The hedging reserve comprises the effective portion of the cumulative net change in the fair value of cash flow hedging instruments related to hedged transactions that have not yet occurred together with any deferred gains or losses on hedging contracts where hedge accounting was discontinued but the forecast transaction is still anticipated to occur.

Share-based payment reserve

The reserve relates to amounts expensed in the Income Statement in connection with share option grants falling within the scope of IFRS 2 Share-based Payment plus amounts received from participants on award of Interests under the Group’s Joint Share Ownership Plan less reclassifications to retained income following exercise/forfeit post vesting or lapse of such share options and Interests.
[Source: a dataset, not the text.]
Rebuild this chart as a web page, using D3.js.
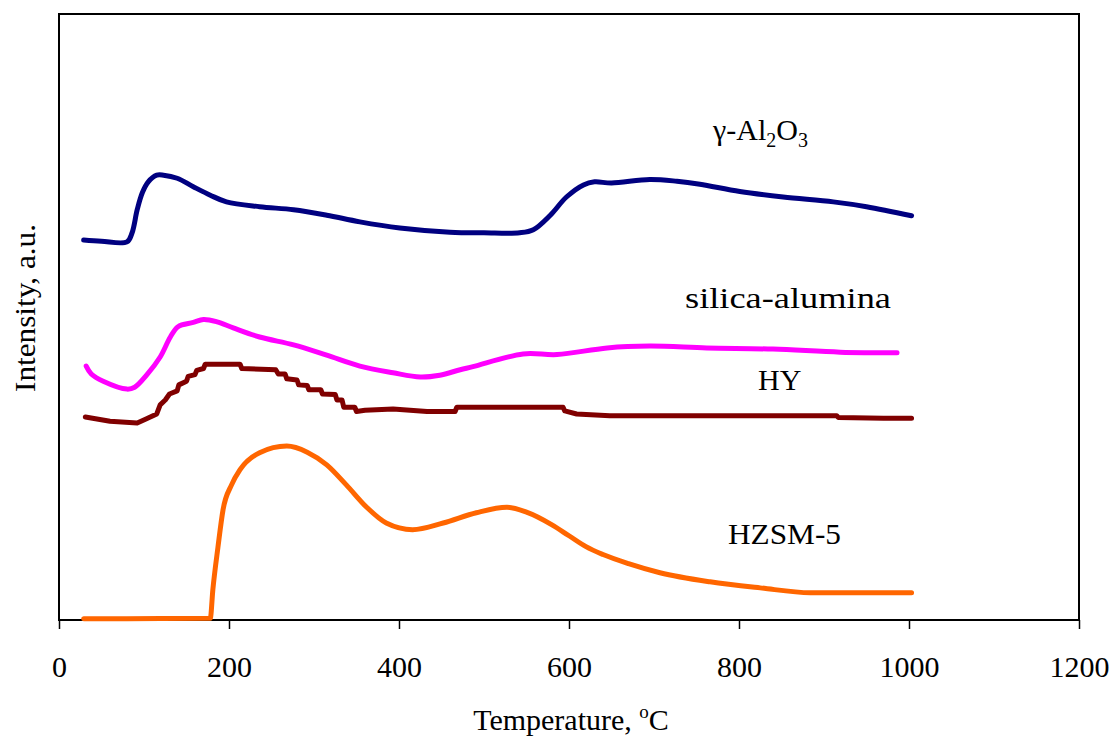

Currency translation reserve

The translation reserve comprises all foreign exchange differences from 1 March 2004, arising from the translation of the net assets of the Group’s net investment in its non-euro denominated operations, including those arising on long term intra group loans for which settlement is neither planned nor likely to happen in the foreseeable future and as a consequence are deemed quasi equity in nature, and the translation of the profits of such operations from the average exchange rate for the period to the exchange rate at the balance sheet date, as adjusted for the translation of foreign currency borrowings designated as net investment hedges. All movements that have arisen since 1 March 2004, the date of transition to IFRS, are recycled through the Income Statement on disposal of the related business.

In the current period, all movements arising on the translation of the net assets of the Group’s Northern Ireland wholesaling business (Quinns of Cookstown) since 1 March 2004 were recycled to the Income Statement following disposal of that business.

Revaluation reserve

This reserve comprises the gain which arose on the revaluation of land & buildings by external valuers during the financial year ended 28 February 2009 and as outlined in that year’s annual report. In the current period, the component of the original gain relating to land & buildings disposed of as part of the disposal of the Group’s Northern Ireland wholesaling business (Quinns of Cookstown) was transferred from the revaluation reserve to retained income within the Statement of Changes in Equity.

Treasury shares

This reserve arises when the Company issues equity share capital under its Joint Share Ownership Plan, which is held in trust by the Group’s Employee Benefit Trust. The consideration paid, 90% by a Group company and 10% by the participants, in respect of these shares is deducted from total shareholders’ equity and classified as treasury shares on consolidation until such time as the Interests vest and the participant acquires the shares from the Trust or the Interests lapse and the shares are cancelled or disposed of by the Trust. The current period movement relates to the exercise of Interests by a Participant.

15. Dividend

A final dividend of 3.3 cent per ordinary share (2010: 3.0 cent) was paid to shareholders on 13 July 2011. An interim dividend of 3.67 cent per share for payment on 16 December 2011 is proposed to shareholders registered at the close of business on 28 October 2011.

Dividends declared but unpaid at the balance sheet date are not recognised as a liability at the balance sheet date.

16. Related parties

The principal related party relationships requiring disclosure are as identified in the 2011 Annual Report and pertain to the existence of subsidiaries, transactions entered into by the Group with these subsidiary undertakings and the identification and compensation of key management personnel. There have been no related party transactions that could have a material impact on the financial position or performance of the Group for the first six months of the financial year ending 29 February 2012.

For the purposes of the disclosure requirements of IAS 24 Related Party Disclosures, the Group has defined the term “key management personnel”, as its executive and non-executive Directors.

Key management personnel receive compensation in the form of short-term employee benefits, post-employment benefits and equity compensation benefits. Executive Directors participate in the Group’s share option programmes whereas Non-executive Directors do not receive share-based payments or post employment benefits. No other non-cash benefits are provided. Key management personnel received total compensation of €1.8 million for the six months ended 31 August 2011 (six months ended 31 August 2010: €2.1 million).

In the prior financial period, John Dunsmore and Stephen Glancey both exercised their interests in 1,706,666 ordinary shares (being one third of their restricted interest in 5,120,000 ordinary shares held under the C&C Joint Share Ownership Plan that vested on the first anniversary of acquisition) on 21 June 2010 at a value of €3.29. The shares were purchased by their respective wives.

17. Events after the balance sheet date

There were no material events subsequent to the Balance Sheet date (31 August 2011) which would require disclosure in this report.

18. Board approval

The Board approved the financial report for the six months ended 31 August 2011 on 19 October 2011.

19. Distribution of interim report

This report and further information on C&C is available on the Group’s website (candcgroupplc.ie). Details of the Scrip Dividend Offer in respect of the interim dividend for the financial year ending 29 February 2012 will be posted to shareholders on 9 November 2011.